Les personnes âgées veulent rester le plus longtemps chez elles. Le centre de gravité de notre système médico-social doit donc devenir le domicile. L’EHPAD devra alors être le centre de ressources autour duquel s’organisent les associations d’aide à domicile, les professionnels de santé et où se mettent en place des initiatives tels que les ateliers mémoire ou des conseils en diététiques. Il doit aussi être un centre de ressources pour les aidants.
Le maintien à domicile pose aussi la question de la fin de vie, du développement des équipes mobiles de soins palliatifs.
Il est important de rappeler le rôle essentiel de la « pourvoyance », faculté de donner de soi qui est conservée jusque dans le très grand âge. L’entrée en maison de retraite s’avère souvent être une rupture de la « pourvoyance », de l’utilité sociale de la personne âgée.
Michèle DELAUNAY aborde ensuite l’impact radical de la transition démographique sur l’économie. La Silver Economie, les technologies au service de l’âge, devrait représenter 0,25 % de point de croissance par an ce qui permettra d’assumer toutes les dépenses du grand âge. Cette perspective « dédouanne » les âgés de la culpabilité où on a voulu les enfermer en répétant qu’ils n’étaient qu’un coût et une charge. Ils sont aussi une source de croissance et de création d’emplois (emplois novateurs dans la domotique, l’informatique et l’assistance et plus encore emplois dans l’aide et le soin à la personne).
En conclusion, si nous voulons réussir la transition démographique, nous devons l’anticiper et la préparer à l’échelon individuel, en réfléchissant au lieu où nous souhaitons vieillir, en particulier en terme de lien social mais aussi en aménageant et en adaptant notre logement, à temps, pour en faire « un atout autonomie ».
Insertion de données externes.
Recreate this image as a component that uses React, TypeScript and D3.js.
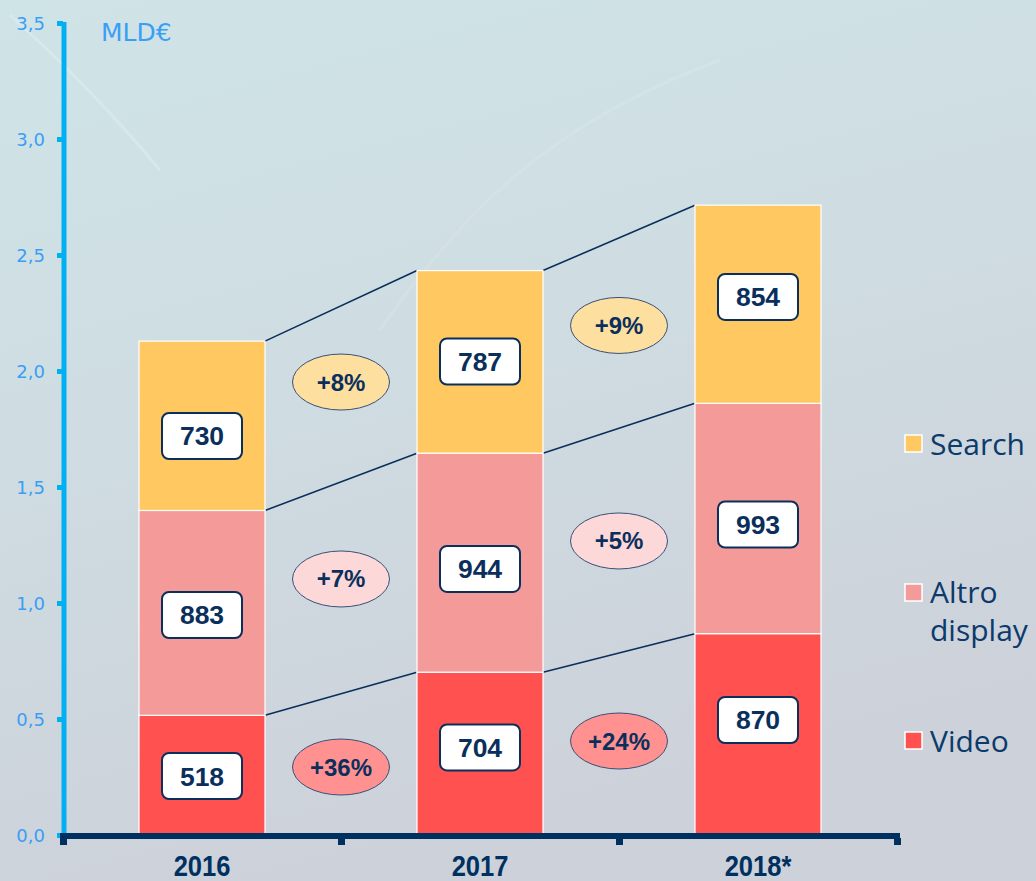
import React from "react";
import * as d3 from "d3";

const years = ["2016", "2017", "2018*"];
const seriesNames = ["Video", "Altro display", "Search"];
const video = [518, 704, 870];
const altro = [883, 944, 993];
const search = [730, 787, 854];
const growthVideo = ["+36%", "+24%"];
const growthAltro = ["+7%", "+5%"];
const growthSearch = ["+8%", "+9%"];
const yTicks = [0, 0.5, 1, 1.5, 2, 2.5, 3, 3.5];

// label placement nudges (pixels), layout only
const boxNudge: Record<string, number[]> = {
  Video: [0.6, -6.4, -14.6],
  "Altro display": [2.1, 6.3, 6],
  Search: [10.2, -0.4, -7.3],
};
const ellipseNudge: Record<string, number[]> = {
  Video: [2.4, -3.2],
  "Altro display": [-8.8, 0.4],
  Search: [-11.8, -7.6],
};

const W = 1036;
const H = 881;
const NAVY = "#0b2f5c";
const colors: Record<string, string> = {
  Video: "#ff5150",
  "Altro display": "#f49a98",
  Search: "#ffc860",
};
const ellipseColors: Record<string, string> = {
  Video: "#ff9290",
  "Altro display": "#fcd8d8",
  Search: "#fddf9f",
};

export default function App() {
  const y = d3.scaleLinear().domain([0, 3.5]).range([835.5, 23.5]);
  const x = d3.scaleBand<string>().domain(years).range([63, 897]).padding(0);
  const barW = 126;

  const rows = years.map((yr, i) => ({
    year: yr,
    Video: video[i] / 1000,
    "Altro display": altro[i] / 1000,
    Search: search[i] / 1000,
    raw: { Video: video[i], "Altro display": altro[i], Search: search[i] } as Record<string, number>,
  }));
  const stack = d3.stack<any>().keys(seriesNames);
  const layers = stack(rows);
  const growth: Record<string, string[]> = {
    Video: growthVideo,
    "Altro display": growthAltro,
    Search: growthSearch,
  };

  const cx = (yr: string) => (x(yr) as number) + x.bandwidth() / 2;

  return (
    <svg
      width={W}
      height={H}
      style={{ position: "absolute", left: 0, top: 0 }}
      xmlns="http://www.w3.org/2000/svg"
    >
      <defs>
        <linearGradient id="bg" x1="0" y1="0" x2="0.3" y2="1">
          <stop offset="0" stopColor="#cfe4e7" />
          <stop offset="0.45" stopColor="#cfdde2" />
          <stop offset="1" stopColor="#cdd1da" />
        </linearGradient>
      </defs>
      <rect x={0} y={0} width={W} height={H} fill="url(#bg)" />
      {/* faint decorative lines */}
      <path d="M10,15 C60,60 110,110 160,170" stroke="#ffffff" strokeOpacity={0.2} strokeWidth={3} fill="none" />
      <path d="M380,330 C470,200 560,120 720,60" stroke="#ffffff" strokeOpacity={0.1} strokeWidth={3} fill="none" />

      {/* connectors */}
      {layers.map((layer) =>
        layer.slice(0, -1).map((d, i) => {
          const next = layer[i + 1];
          return (
            <line
              key={layer.key + "c" + i}
              x1={cx(years[i]) + barW / 2}
              y1={y(d[1])}
              x2={cx(years[i + 1]) - barW / 2}
              y2={y(next[1])}
              stroke={NAVY}
              strokeWidth={1.6}
            />
          );
        })
      )}

      {/* bars */}
      {layers.map((layer) =>
        layer.map((d, i) => (
          <rect
            key={layer.key + i}
            x={cx(years[i]) - barW / 2}
            y={y(d[1])}
            width={barW}
            height={y(d[0]) - y(d[1])}
            fill={colors[layer.key]}
            stroke="#ffffff"
            strokeWidth={1.2}
          />
        ))
      )}

      {/* value boxes */}
      {layers.map((layer) =>
        layer.map((d, i) => {
          const my = (y(d[0]) + y(d[1])) / 2 + boxNudge[layer.key][i];
          const mx = cx(years[i]);
          return (
            <g key={layer.key + "v" + i}>
              <rect x={mx - 40} y={my - 23} width={80} height={46} rx={7} fill="#ffffff" stroke={NAVY} strokeWidth={2} />
              <text
                x={mx}
                y={my + 9.5}
                textAnchor="middle"
                fontFamily="'Liberation Sans', Arial, sans-serif"
                fontWeight="bold"
                fontSize={26.5}
                fill={NAVY}
              >
                {rows[i].raw[layer.key]}
              </text>
            </g>
          );
        })
      )}

      {/* growth ellipses */}
      {layers.map((layer) =>
        layer.slice(0, -1).map((d, i) => {
          const next = layer[i + 1];
          const my =
            ((y(d[0]) + y(d[1])) / 2 + (y(next[0]) + y(next[1])) / 2) / 2 + ellipseNudge[layer.key][i];
          const mx = (cx(years[i]) + cx(years[i + 1])) / 2;
          return (
            <g key={layer.key + "g" + i}>
              <ellipse cx={mx} cy={my} rx={48.5} ry={28} fill={ellipseColors[layer.key]} stroke="#3a4f78" strokeWidth={1} />
              <text
                x={mx}
                y={my + 8.5}
                textAnchor="middle"
                fontFamily="'Liberation Sans', Arial, sans-serif"
                fontWeight="bold"
                fontSize={24}
                fill={NAVY}
              >
                {growth[layer.key][i]}
              </text>
            </g>
          );
        })
      )}

      {/* y axis */}
      <line x1={64} x2={64} y1={y(3.5) - 1.5} y2={y(0)} stroke="#00b0f0" strokeWidth={5} />
      {yTicks.map((t) => (
        <g key={"yt" + t}>
          <rect x={57} y={y(t) - 2.5} width={6} height={5} fill="#00b0f0" />
          <text
            x={45}
            y={y(t) + 6.5}
            textAnchor="end"
            fontFamily="'DejaVu Sans', Verdana, sans-serif"
            fontSize={18}
            fill="#3a9ef5"
          >
            {d3.format(".1f")(t).replace(".", ",")}
          </text>
        </g>
      ))}
      <text x={101} y={40.5} fontFamily="'DejaVu Sans', Verdana, sans-serif" fontSize={25} fill="#3a9ef5">
        MLD€
      </text>

      {/* x axis */}
      <line x1={60} x2={900} y1={836} y2={836} stroke="#00305f" strokeWidth={6} />
      {[...years.map((yr) => x(yr) as number), 897].map((t, i) => (
        <rect key={"xt" + i} x={t - 3} y={838} width={7} height={7} fill="#00305f" />
      ))}
      {years.map((yr) => (
        <text
          key={"xl" + yr}
          transform={`translate(${cx(yr)},876) scale(0.88,1)`}
          textAnchor="middle"
          fontFamily="'Liberation Sans', Arial, sans-serif"
          fontWeight="bold"
          fontSize={29}
          fill="#00305f"
        >
          {yr}
        </text>
      ))}

      {/* legend */}
      {[
        { name: "Search", sq: 435, lines: ["Search"], base: 455 },
        { name: "Altro display", sq: 584, lines: ["Altro", "display"], base: 603 },
        { name: "Video", sq: 732, lines: ["Video"], base: 752 },
      ].map((l) => (
        <g key={"lg" + l.name}>
          <rect x={905} y={l.sq} width={17} height={17} fill={colors[l.name]} stroke="#ffffff" strokeWidth={1.5} />
          {l.lines.map((ln, k) => (
            <text
              key={ln}
              x={930}
              y={l.base + k * 38}
              fontFamily="'Open Sans', 'Noto Sans', sans-serif"
              fontSize={30}
              fill="#0b3a6b"
            >
              {ln}
            </text>
          ))}
        </g>
      ))}
    </svg>
  );
}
Sur le plan collectif, il faut de même aménager et concevoir l’urbanisme, les déplacements, en fonction de la part importante d’âgés dans la société et avec l’objectif de leur faciliter la vie. Mais il faut aussi favoriser et valoriser le rôle des âgés dans la société pour qu’ils ne soient pas dans une position de repli qui ne serait sans conséquences démocratiques.
De nombreuses questions ont complété les prises de parole des intervenants.
Saluons la présences des conseillers généraux de Bordeaux , Daniel JAULT, Jacques RESPAUD, Philippe DORTHE et Jean-Baptiste BORTHURY ainsi que de nombreux élus de la CUB.